Photo from flikr user rocksee
(Images adapted from flickr users Duke TIP and Patrick Beeson)
One way in which software engineering differs from other engineering disciplines is that in software the prototype is often confused with the real thing.
Nobody looks upon a prototype 1/50th scale model of a bridge and says "Looks done, let's drive trucks across it now." Yet in software development such sentiment is commonplace -- "Looks like it's working, all we have to do is clean up the bugs and ship it!"
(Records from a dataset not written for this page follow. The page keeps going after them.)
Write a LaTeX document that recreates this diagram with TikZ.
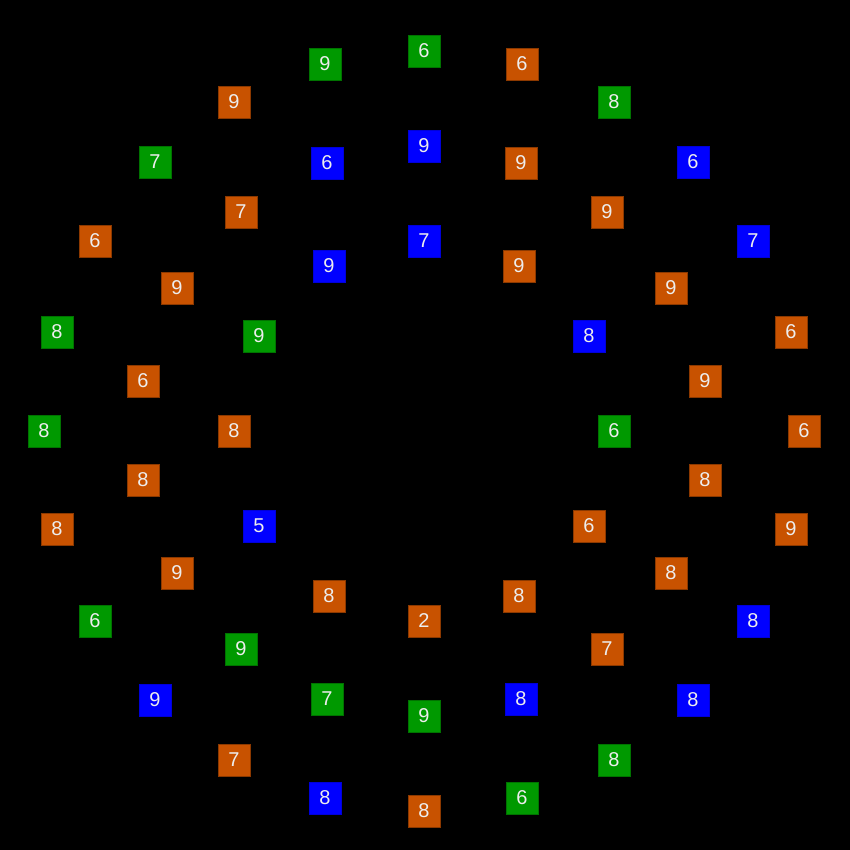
\documentclass[tikz,border=0pt]{standalone}
\usepackage{fontspec}
\setmainfont{Liberation Sans}
\definecolor{cor}{HTML}{C85200}
\definecolor{cgr}{HTML}{009900}
\definecolor{cbl}{HTML}{0000FF}
\begin{document}
\begin{tikzpicture}[x=1pt,y=-1pt,
  sq/.style={minimum size=32pt,inner sep=0pt,outer sep=0pt,text=white!93!black,font=\fontsize{20}{20}\selectfont,line width=0.8pt},
  o/.style={sq,fill=cor,draw=cor!70!black},
  g/.style={sq,fill=cgr,draw=cgr!75!black},
  b/.style={sq,fill=cbl,draw=cbl!85!black}]
\fill[black] (0,0) rectangle (850,850);
\useasboundingbox (0,0) rectangle (850,850);
\foreach \x/\y/\s/\t [count=\i] in {
325/64/g/9, 424/51/g/6, 522/64/o/6, 234/102/o/9, 614/102/g/8,
155/162/g/7, 327/163/b/6, 424/146/b/9, 521/163/o/9, 693/162/b/6,
241/212/o/7, 607/212/o/9, 95/241/o/6, 424/241/b/7, 753/241/b/7,
329/266/b/9, 519/266/o/9, 177/288/o/9, 671/288/o/9,
57/332/g/8, 259/336/g/9, 589/336/b/8, 791/332/o/6,
143/381/o/6, 705/381/o/9,
44/431/g/8, 234/431/o/8, 614/431/g/6, 804/431/o/6,
143/480/o/8, 705/480/o/8,
57/529/o/8, 259/526/b/5, 589/526/o/6, 791/529/o/9,
177/573/o/9, 671/573/o/8, 329/596/o/8, 519/596/o/8,
95/621/g/6, 424/621/o/2, 753/621/b/8,
241/649/g/9, 607/649/o/7,
155/700/b/9, 327/699/g/7, 521/699/b/8, 693/700/b/8,
424/716/g/9, 234/760/o/7, 614/760/g/8,
325/798/b/8, 424/811/o/8, 522/798/g/6}
  \node[\s] (n\i) at (\x,\y) {\t};
\end{tikzpicture}
\end{document}
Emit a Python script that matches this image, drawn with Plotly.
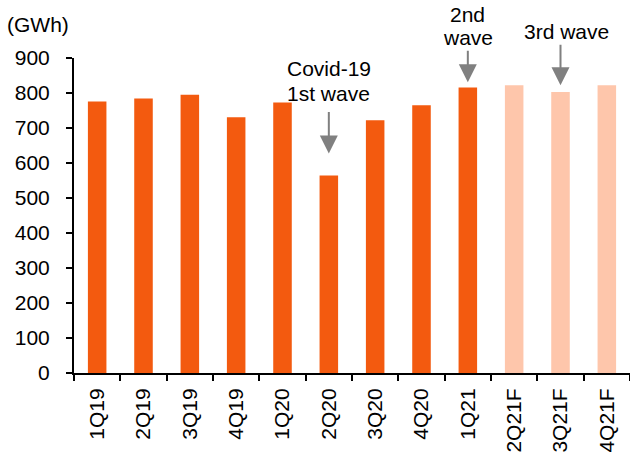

If this were merely a misunderstanding between the programmers and the business-types it would be understandable, but the unfortunate fact is that it's often the programmers themselves who believe this. This attitude of hack-and-patch contributes to the general lack of quality of software compared to other engineering disciplines and this is compounded by the perceived low-cost of failure. Structural engineers don't say to themselves: "If it doesn't work we'll just patch it in the field." Electrical engineers don't say: "Ahh, sort of works... we'll upgrade it after tape-out." It has never occurred to a mechanical engineer that they could hide their lack of quality control by creating an automatic update system that secretly updates their wares behind their customer's backs.
For software engineering to be done right -- like in every other creative discipline -- time and space have to be allocated for building *disposable* prototypes. There is no progress without failure, but you don't have to subject your customers to your failures either.